Sur ces considérations, le roi Charles VII exempta de toutes tailles et redevances quelconques ceux qui viendraient demeurer à Granville, leur fit délivrer gratuitement des emplacements pour bâtir, et fonda un marché du samedi qui, depuis quatre cents ans, n’a pas cessé d’être un des plus fréquentés de la province. C’est ainsi que fut fondé Granville. Cette possession ne servit point, comme l’avait espéré Charles VII, à la délivrance de la Normandie ; mais, si elle était restée entre des mains ennemies, les conséquences de la bataille de Formigny (1450) auraient risqué d’être moins complètes, et les Anglais auraient pu garder longtemps encore un pied sur notre territoire.

 

Pendant le siècle suivant, les réformés prétendirent établir à Granville le foyer de leurs intelligences avec les Anglais. Le siège qu’ils en firent infructueusement en 1562 et le point de ralliement qu’y trouvèrent nos forces lors de la descente de 1574 en firent de nouveau ressortir l’importance stratégique.

 

Vauban visita Granville en 1681 et en 1685. Fidèle à la pensée de fonder la puissance des villes maritimes sur le développement du commerce et de la navigation aussi bien que sur l’établissement de travaux directs de défense, il proposa de creuser jusqu’au niveau de la mer moyenne la coupure de l’isthme et de jeter un pont au-dessus, de creuser un bassin à flot en arrière du port d’échouage, au débouché de la vallée de la Bosq, et de construire un brise-lame extérieur.
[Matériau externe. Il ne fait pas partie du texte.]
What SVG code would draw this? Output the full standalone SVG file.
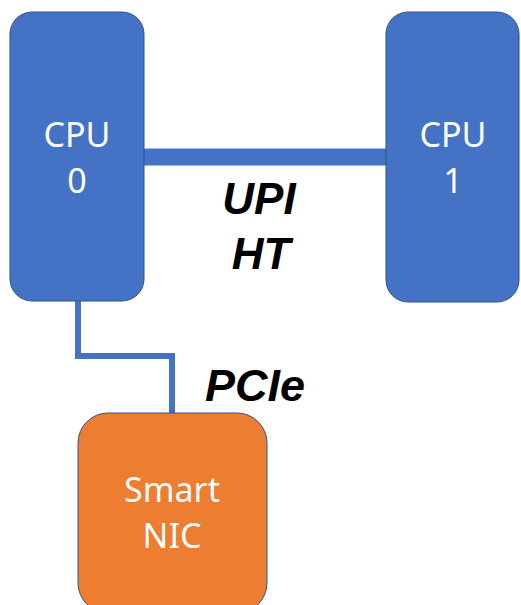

Ce dernier ouvrage aujourd’hui empâté dans le nouveau môle, fut seul exécuté, et il est très regrettable que le reste du projet ne l’ait point été. À l’avantage militaire d’un isolement facultatif complet, la ville haute eût joint celui d’une communication facile avec la terre ferme ; le bassin, abrité dans une gorge profonde, aurait été enveloppé par la ville commerçante, et le roc avec ses dépendances lui aurait servi de bouclier du côté de la mer.